【テーマ2014選挙】(2)貧困率目標達成できず 現政権

 ユドヨノ大統領は就任以来、さまざまな対策を打ち出した。コメ助成「ラスキン」▽低所得世帯補助金(PKH)▽貧困層向け医療保険(ジャムケスマス)▽雇用創出目的で地方自治体に開発資金支給▽屋台など零細経営への少額融資。
 しかし政策の実行段階で問題が生じるケースが目立った。補助金付き燃料値上げの補償策の一つ、貧困世帯への直接現金給付(昨年6月)では、全国1550万世帯に月15万ルピアを4カ月分給付したが、受給者選定方法や支給遅れが問題となった。南ジャカルタ在住、無職のヤネウシさん(80)のように子どもの仕送り月80万ルピアで暮らすが「高価な携帯電話を持つ人がもらえ、なぜ私にはないのか」と嘆く人も出た。
 貧しい人を雇用している中小、零細企業への無担保融資は09年から国営ラクヤット・インドネシア銀行など6行と協力して始まったが、13年12月初旬時点で資金約400兆ルピアのうち融資したのは約4割にとどまる。各種証明書の提示を求めるなど、銀行の審査が厳しいためだが、銀行側からいえば、身元がはっきりしていないと貸金を回収できない恐れが出てくる。
 貧困家庭の子どもたち向けの奨学金制度もつくり、小学生には1人年間約45万ルピアを支給し、一定の効果を上げたという。

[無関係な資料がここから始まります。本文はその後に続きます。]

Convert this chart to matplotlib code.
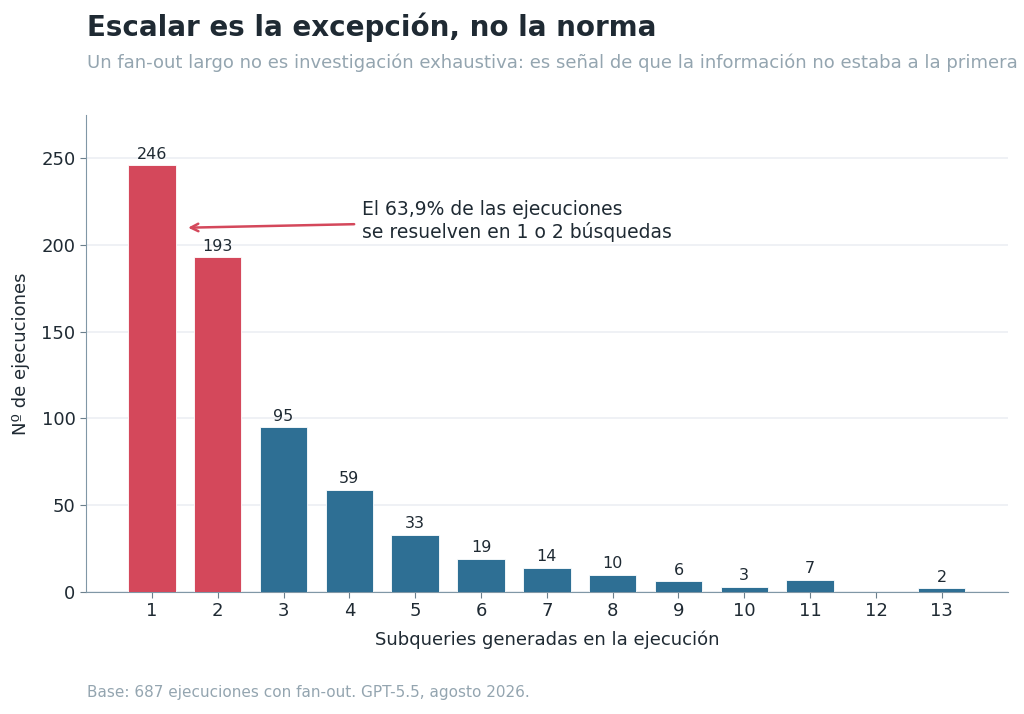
import matplotlib.pyplot as plt

# data
subqueries = [1, 2, 3, 4, 5, 6, 7, 8, 9, 10, 11, 12, 13]
ejecuciones = [246, 193, 95, 59, 33, 19, 14, 10, 6, 3, 7, 0, 2]
destacadas = [1, 2]
xtick_labels = [str(s) for s in subqueries]

RED = '#d4485b'
BLUE = '#2e6f94'
DARK = '#1f2a33'
GREY = '#94a5b0'

fig = plt.figure(figsize=(10.24, 7.14), dpi=100)
ax = fig.add_axes([0.084, 0.171, 0.9, 0.668])

colors = [RED if s in destacadas else BLUE for s in subqueries]
bars = ax.bar(subqueries, ejecuciones, width=0.72, color=colors,
              edgecolor='white', linewidth=0.6, zorder=3)

for s, v in zip(subqueries, ejecuciones):
    if v > 0:
        ax.text(s, v + 2, str(v), ha='center', va='bottom', fontsize=11.5, color=DARK)

ax.set_xlim(0, 14)
ax.set_ylim(0, 275)
ax.set_xticks(subqueries)
ax.set_xticklabels(xtick_labels)
ax.set_yticks([0, 50, 100, 150, 200, 250])
ax.tick_params(axis='both', labelsize=13, colors=DARK, length=4)
ax.tick_params(axis='both', color='#6b7f8c')
ax.grid(axis='y', color='#eceff3', linewidth=1.2, zorder=0)

for side in ['top', 'right']:
    ax.spines[side].set_visible(False)
for side in ['left', 'bottom']:
    ax.spines[side].set_color('#8097a6')

ax.set_xlabel('Subqueries generadas en la ejecución', fontsize=13, color=DARK, labelpad=7)
ax.set_ylabel('Nº de ejecuciones', fontsize=13, color=DARK, labelpad=8)

ax.annotate('El 63,9% de las ejecuciones\nse resuelven en 1 o 2 búsquedas',
            xy=(1.55, 210), xytext=(4.2, 214), fontsize=13.5, color=DARK,
            ha='left', va='center',
            arrowprops=dict(arrowstyle='->', color=RED, lw=1.8,
                            shrinkA=4, shrinkB=0))

fig.text(0.085, 0.962, 'Escalar es la excepción, no la norma', fontsize=20,
         fontweight='bold', color=DARK, va='center')
fig.text(0.085, 0.912, 'Un fan-out largo no es investigación exhaustiva: es señal de que la información no estaba a la primera',
         fontsize=13, color=GREY, va='center')
fig.text(0.085, 0.030, 'Base: 687 ejecuciones con fan-out. GPT-5.5, agosto 2026.',
         fontsize=11, color=GREY, va='center')

fig.savefig('out.png', dpi=100)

 ジャムケスマスでは受給者から効果を感じにくいとの声も出た。高額な薬代のため医療費が依然高いからだ。地方の医者不足という医療格差も残る。
 10年に副大統領府に「特別貧困撲滅チーム」を設置し、省庁間の連携向上を図っている。
 04〜09年の中期国家開発計画は04年の貧困率17.42%を09年までに8.20%に下げるとしたが、09年の貧困率は14.15%。10〜14年の同開発計画は貧困率8%を目標としたが、世銀は昨年12月、達成困難の観測を出した。ユドヨノ大統領は多くの手を打ったが、効果は今ひとつだった。
■通貨危機後が原型
 1976年時点の貧困率が40.1%(5420万人)と高く、政策で貧困層に的を絞るには多過ぎたため、スハルト政権は国家の経済発展に伴い貧困層も減少するとの立場を取った。
 確かに70年代から年平均7%の高い経済成長を記録し、平均寿命や就学率が向上、基礎的なインフラ整備も進んだ。その結果、76年からの20年間に人口が約1億3500万人から2億人に増えた一方、貧困層は5400万人から2250万人に減少した。
 だが97年のアジア通貨危機で貧困層が急増。99年3月に貧困率が23.4%を記録し都市部では倍増した。政府は世銀などの支援を受け、食糧・就学支援や健康保険、雇用創出など社会保障政策を実施し、後の貧困対策の原型となった。
■候補予定者たちは
 大統領選の候補者と目される人たちはさまざまな貧困対策を掲げる。バクリー・ゴルカル党党首はスンバコ(コメなど九つの生活必需品)価格の安定を掲げ、プラボウォ・グリンドラ党最高顧問は農村への所得再分配を提唱する。
 ジャカルタ特別州のジョコウィ知事はカンプン(下町)住民との対話を重ね、12年に低所得者向け無料医療サービス制度「ジャカルタ保健カード(KJS)」を導入。「ジョコウィのおかげで、病気になっても安心だ」と商人のフィキさん(20)は喜ぶ。患者が急増し、たらい回しや医師の過重負担などの問題が続出したが、直接恩恵を感じられる政策に貧困層の強い支持が集まった。
このように、国民の目に見える形で貧困対策を進めることが大事ではないか。鋭い現場感覚で貧困層の要望をすくい上げてほしい。(宮平麻里子)

貧困率 
貧困の基準をどこに置くかで貧困率は増えもするし減りもする。中央統計局(BPS)は1カ月の生活費(食費、住居費、教育費など)29万2951ルピア(2013年9月時点)以下を貧困層とし、同時点で国民の11.47%。しかし、世界銀行は1日2ドル以下で生活する人を貧困としており、その基準では貧困率は約5割になる。